A disfunction system
Every year the EU channels around 20 million euros to Bosnia and Herzegovina. The money is supposed to be for migration management, but dysfunctional state structures in the country often get in the way. Decisions by the federal government can be blocked by local authorities. Some regions in the country refuse to take on any of the burdens linked to sheltering migrants.
A frontier town camp
We headed to Bihac, close to the Croatian border where there are around 60 squats. The International Organisation for Migration delivers food to them. Natasa Omerovic works for the international organisation, she says “the situation is dire, serious and these people are in need of basic living conditions”, (…) some 1000 people in the whole region are squatting in places and buildings”.
Bira is a former refrigerator factory. Until last September it was used as a temporary camp to host 2000 migrants. But locals were upset by the increase of burglaries and that’s not all. Seid Sehic lives near the former camp and tells us about a traumatic event he experienced whilst planting potatoes:
“Five migrants came here into my garden and one of them had a long knife in his hand and he attacked me, luckily the knife did not go into my stomach, just through my clothing. I stepped back and picked up a pitchfork that was lying around and I hit the migrant who was trying to stab me. I told him to drop the knife.”
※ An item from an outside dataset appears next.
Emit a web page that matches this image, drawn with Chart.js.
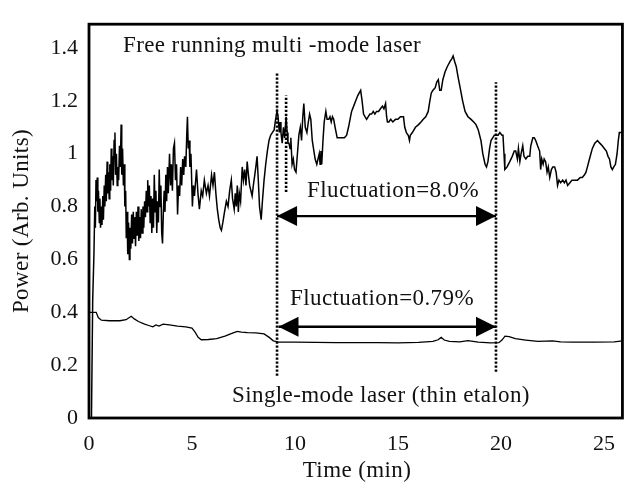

We discussed the matter of migrants with the Prime Minister of the Una-Sana canton where Bihac is located. A high-ranking diplomat told us that we should bear in mind one thing about Mustafa Ruznic: He is a man who was ready to let migrants freeze to death. He justifies this tough anti-migrant stance because of alleged security concerns and high numbers of crimes committed by migrants in his area. He tells us that “in the Una Sana canton, there are permanent brawls between Pashtuns and Hazaras, between Shiites and Sunnites. Over the last three years, those migrants have committed over 3200 offences. Among those crimes are rapes, migrant killings, and also several murder attempts on our citizens. They commit arson and break into private homes. All the migrants walking around our city should be deported, they are here illegally”.
His stance on migrants seems unlikely to change. This might explain why ‘NO CAMP’ billboards are up around the entrance of the Bira camp and why angry locals oppose re-opening the fully-equipped site.
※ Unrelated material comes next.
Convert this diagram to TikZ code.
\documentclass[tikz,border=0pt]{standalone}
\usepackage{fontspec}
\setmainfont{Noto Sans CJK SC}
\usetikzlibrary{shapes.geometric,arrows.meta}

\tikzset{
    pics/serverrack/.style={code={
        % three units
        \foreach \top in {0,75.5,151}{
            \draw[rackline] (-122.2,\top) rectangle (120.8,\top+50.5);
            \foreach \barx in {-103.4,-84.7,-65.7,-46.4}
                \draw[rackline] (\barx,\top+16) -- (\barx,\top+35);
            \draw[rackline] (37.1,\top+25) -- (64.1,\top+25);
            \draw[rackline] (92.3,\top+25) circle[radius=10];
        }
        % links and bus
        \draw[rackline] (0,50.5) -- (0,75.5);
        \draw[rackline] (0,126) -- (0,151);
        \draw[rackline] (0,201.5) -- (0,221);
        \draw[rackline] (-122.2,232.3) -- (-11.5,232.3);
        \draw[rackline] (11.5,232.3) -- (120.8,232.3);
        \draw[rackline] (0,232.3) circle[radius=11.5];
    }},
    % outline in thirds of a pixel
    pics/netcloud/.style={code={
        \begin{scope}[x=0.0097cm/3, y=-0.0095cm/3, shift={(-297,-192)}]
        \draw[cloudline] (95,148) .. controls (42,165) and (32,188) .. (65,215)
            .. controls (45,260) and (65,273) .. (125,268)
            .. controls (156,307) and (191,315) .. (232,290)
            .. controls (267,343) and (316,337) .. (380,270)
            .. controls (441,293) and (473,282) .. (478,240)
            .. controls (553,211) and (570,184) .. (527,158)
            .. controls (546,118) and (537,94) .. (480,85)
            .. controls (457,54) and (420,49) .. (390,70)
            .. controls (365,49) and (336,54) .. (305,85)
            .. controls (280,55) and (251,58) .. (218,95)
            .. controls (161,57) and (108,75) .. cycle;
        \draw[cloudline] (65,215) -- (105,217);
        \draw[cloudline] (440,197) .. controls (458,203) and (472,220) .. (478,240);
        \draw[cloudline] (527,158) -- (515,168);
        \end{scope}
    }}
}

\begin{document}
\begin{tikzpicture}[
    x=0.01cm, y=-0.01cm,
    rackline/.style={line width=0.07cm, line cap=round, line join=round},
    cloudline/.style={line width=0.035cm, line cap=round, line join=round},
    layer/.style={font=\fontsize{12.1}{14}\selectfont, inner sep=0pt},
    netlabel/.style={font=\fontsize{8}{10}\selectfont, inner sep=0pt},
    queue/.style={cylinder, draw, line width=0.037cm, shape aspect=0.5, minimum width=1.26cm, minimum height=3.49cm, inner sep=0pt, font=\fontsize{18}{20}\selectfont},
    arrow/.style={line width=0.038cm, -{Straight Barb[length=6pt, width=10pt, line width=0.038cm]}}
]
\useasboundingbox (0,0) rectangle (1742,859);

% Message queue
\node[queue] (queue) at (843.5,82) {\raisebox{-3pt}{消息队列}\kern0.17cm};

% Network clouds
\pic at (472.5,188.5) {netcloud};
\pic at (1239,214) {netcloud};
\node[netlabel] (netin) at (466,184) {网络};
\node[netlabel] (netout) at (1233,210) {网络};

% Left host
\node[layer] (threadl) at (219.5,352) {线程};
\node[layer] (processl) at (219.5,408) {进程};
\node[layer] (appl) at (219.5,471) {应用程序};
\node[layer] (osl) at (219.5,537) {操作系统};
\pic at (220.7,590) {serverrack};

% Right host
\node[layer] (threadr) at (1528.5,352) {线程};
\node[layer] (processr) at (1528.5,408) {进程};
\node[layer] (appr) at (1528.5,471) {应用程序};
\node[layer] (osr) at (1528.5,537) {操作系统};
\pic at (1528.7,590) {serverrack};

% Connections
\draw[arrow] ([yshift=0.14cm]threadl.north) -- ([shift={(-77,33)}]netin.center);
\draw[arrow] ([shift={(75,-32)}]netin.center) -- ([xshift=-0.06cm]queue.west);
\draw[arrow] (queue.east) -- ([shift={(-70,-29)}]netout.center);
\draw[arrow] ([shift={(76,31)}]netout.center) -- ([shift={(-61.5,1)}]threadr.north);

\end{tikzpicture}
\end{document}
Also, in April of last year, Bihac experienced a major brawl among rival migrant groups. 450 people were involved. In September, the camp was closed, but the entire infrastructure is still there. To solve the urgent problem of migrants sleeping outside in the middle of winter, the EU suggested re-opening the facility. But local decision-makers vetoed that. Natasa Omerovic, a manager at the IOM, tells us how much of a tragedy this is:
“This place can be used in the next 24 hours, it’s ready. We have a total of 250 accommodation units and each accommodation unit can accommodate six people in there, so this is giving us the number of 1500 people that can be accommodated in this camp.”
IOM staff helped 303 stranded migrants return home last year. They assist voluntary returnees with logistics and plane tickets.